**Data provided:**
* * *
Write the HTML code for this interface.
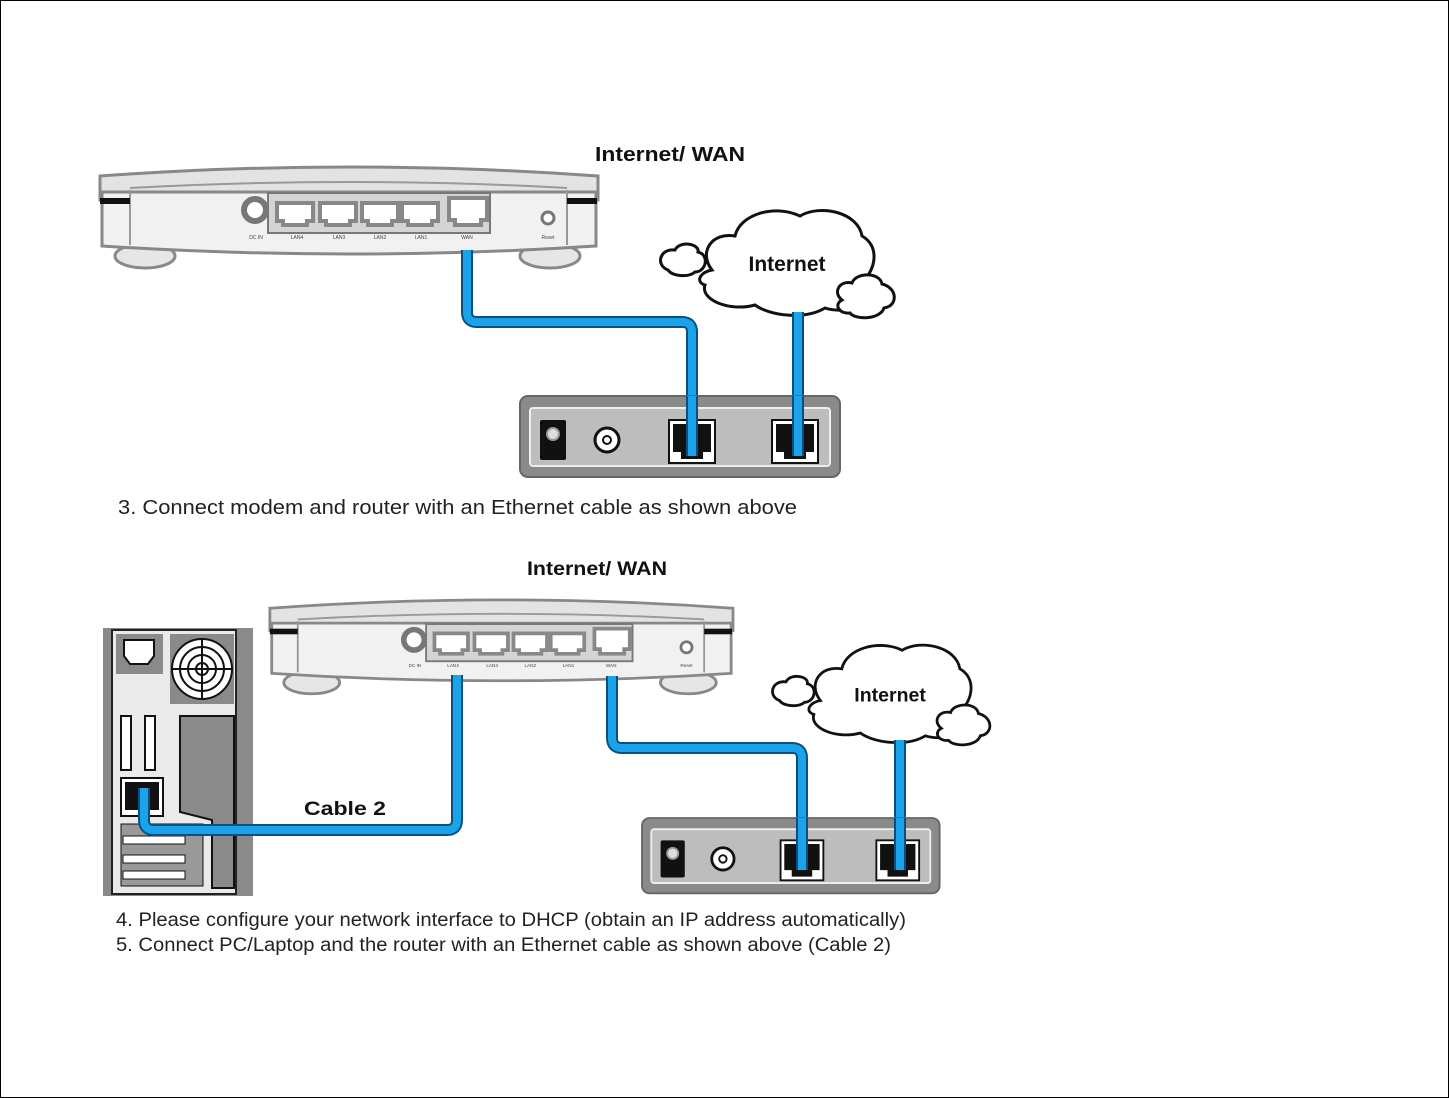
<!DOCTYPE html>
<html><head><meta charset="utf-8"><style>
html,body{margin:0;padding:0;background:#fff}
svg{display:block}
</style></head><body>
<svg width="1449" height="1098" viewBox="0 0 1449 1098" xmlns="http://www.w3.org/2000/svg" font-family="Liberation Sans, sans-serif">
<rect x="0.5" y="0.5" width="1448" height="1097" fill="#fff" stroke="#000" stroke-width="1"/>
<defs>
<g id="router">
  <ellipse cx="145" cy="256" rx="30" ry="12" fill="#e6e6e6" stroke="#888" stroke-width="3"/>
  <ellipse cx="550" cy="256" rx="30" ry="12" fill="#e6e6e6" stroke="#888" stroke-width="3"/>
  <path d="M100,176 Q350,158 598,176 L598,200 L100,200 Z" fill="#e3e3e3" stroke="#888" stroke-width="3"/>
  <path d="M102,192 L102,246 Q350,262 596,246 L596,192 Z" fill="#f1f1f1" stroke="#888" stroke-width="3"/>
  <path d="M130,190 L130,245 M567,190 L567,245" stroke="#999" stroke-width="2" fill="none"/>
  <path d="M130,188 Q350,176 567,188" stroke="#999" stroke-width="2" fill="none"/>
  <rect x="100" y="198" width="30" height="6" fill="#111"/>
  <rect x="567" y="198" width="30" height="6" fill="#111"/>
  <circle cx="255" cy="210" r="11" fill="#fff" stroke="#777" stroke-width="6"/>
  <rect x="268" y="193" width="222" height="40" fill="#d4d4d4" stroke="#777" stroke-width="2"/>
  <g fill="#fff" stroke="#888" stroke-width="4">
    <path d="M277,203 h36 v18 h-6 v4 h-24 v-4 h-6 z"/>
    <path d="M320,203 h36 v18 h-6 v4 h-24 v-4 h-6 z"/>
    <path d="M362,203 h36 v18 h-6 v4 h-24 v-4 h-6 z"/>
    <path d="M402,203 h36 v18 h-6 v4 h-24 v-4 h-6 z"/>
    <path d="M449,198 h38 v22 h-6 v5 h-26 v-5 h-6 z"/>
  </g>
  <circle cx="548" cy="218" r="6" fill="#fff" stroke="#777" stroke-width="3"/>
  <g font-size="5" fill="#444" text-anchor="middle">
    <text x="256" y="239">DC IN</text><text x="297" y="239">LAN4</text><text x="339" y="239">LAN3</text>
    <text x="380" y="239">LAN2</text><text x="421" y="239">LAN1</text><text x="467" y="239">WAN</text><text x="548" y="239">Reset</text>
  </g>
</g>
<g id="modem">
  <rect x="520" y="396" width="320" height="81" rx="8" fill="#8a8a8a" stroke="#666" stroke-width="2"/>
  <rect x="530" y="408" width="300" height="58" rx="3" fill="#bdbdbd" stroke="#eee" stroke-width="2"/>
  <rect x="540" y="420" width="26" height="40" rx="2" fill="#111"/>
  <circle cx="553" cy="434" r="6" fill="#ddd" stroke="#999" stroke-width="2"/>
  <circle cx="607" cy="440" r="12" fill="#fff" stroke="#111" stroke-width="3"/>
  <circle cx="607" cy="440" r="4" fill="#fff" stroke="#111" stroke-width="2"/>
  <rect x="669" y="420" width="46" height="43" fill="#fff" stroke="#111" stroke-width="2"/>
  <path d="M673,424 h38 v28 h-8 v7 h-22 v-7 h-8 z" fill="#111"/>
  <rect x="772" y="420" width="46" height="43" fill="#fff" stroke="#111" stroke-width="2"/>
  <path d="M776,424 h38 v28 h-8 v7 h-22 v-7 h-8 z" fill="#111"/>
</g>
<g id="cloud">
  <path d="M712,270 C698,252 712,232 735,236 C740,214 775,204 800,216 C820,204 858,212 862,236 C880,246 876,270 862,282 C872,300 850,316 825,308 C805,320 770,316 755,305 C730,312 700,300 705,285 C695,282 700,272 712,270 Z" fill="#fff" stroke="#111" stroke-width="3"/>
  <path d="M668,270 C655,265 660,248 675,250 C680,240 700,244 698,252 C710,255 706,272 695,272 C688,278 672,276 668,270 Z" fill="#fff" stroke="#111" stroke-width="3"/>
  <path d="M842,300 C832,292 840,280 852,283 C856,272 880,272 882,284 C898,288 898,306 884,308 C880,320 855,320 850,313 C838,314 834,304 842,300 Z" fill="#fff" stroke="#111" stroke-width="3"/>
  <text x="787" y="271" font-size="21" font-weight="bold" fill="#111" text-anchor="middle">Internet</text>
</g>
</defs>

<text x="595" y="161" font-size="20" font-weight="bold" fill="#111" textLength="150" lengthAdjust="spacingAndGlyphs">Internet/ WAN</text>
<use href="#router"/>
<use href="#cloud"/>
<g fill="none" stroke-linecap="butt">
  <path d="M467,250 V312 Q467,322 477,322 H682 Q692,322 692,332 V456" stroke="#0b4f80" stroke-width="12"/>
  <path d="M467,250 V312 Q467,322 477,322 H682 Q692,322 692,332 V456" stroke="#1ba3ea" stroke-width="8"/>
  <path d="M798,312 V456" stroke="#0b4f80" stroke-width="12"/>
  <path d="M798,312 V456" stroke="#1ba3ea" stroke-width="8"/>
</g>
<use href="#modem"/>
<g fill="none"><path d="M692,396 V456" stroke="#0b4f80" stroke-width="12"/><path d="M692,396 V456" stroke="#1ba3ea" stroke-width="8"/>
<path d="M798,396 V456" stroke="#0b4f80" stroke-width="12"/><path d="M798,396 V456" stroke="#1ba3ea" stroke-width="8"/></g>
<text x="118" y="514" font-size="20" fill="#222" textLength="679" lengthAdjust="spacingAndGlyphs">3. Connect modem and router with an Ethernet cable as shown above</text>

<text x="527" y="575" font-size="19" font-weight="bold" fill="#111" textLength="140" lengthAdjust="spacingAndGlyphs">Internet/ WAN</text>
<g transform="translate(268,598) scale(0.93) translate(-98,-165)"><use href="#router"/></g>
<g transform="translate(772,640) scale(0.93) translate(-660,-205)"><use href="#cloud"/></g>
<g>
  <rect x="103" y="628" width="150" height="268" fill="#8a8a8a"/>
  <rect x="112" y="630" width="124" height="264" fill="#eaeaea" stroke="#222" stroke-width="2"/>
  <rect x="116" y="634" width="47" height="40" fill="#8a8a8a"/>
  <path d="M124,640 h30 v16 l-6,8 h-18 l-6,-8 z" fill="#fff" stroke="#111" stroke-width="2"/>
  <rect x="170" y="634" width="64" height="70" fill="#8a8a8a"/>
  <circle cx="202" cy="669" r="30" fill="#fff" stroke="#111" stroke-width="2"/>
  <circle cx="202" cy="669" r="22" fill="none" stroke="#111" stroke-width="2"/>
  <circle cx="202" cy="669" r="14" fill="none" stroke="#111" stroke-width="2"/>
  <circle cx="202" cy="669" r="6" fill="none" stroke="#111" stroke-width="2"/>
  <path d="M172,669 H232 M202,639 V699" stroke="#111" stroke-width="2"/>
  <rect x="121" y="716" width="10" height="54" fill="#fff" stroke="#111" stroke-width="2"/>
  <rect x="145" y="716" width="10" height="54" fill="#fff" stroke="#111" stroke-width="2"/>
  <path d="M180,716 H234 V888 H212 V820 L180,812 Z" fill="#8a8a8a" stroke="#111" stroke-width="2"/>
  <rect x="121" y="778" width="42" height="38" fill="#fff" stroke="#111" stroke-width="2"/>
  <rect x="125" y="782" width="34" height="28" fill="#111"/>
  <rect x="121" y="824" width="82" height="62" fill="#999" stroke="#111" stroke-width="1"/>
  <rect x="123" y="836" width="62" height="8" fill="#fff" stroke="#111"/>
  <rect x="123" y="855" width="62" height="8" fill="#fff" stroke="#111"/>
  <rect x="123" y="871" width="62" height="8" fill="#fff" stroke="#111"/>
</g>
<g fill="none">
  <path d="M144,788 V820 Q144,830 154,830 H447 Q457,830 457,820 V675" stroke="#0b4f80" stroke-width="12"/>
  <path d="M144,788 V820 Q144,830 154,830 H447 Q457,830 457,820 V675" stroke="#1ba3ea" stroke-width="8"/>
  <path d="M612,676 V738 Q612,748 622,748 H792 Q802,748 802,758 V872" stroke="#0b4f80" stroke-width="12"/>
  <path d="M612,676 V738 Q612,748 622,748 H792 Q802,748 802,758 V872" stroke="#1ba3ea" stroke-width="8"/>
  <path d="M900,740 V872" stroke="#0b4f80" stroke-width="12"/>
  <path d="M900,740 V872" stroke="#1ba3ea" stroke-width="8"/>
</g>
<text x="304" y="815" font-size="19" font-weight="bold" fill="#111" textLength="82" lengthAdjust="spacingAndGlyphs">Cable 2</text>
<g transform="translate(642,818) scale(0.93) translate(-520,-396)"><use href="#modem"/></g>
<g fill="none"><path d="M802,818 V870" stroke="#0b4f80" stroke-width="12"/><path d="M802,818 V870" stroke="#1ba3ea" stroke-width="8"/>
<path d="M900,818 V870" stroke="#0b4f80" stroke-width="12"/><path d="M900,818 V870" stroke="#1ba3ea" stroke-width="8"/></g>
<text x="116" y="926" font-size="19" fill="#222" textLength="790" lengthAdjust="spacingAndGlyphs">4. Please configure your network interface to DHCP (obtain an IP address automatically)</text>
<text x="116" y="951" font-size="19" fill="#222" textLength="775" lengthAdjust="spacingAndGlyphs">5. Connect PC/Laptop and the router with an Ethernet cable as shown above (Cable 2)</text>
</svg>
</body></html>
* * *
**What is required:** Sift the material for lines with the string "interface". Copy each one found.

**Expected output:**
Write the HTML code for this interface.
<text x="116" y="926" font-size="19" fill="#222" textLength="790" lengthAdjust="spacingAndGlyphs">4. Please configure your network interface to DHCP (obtain an IP address automatically)</text>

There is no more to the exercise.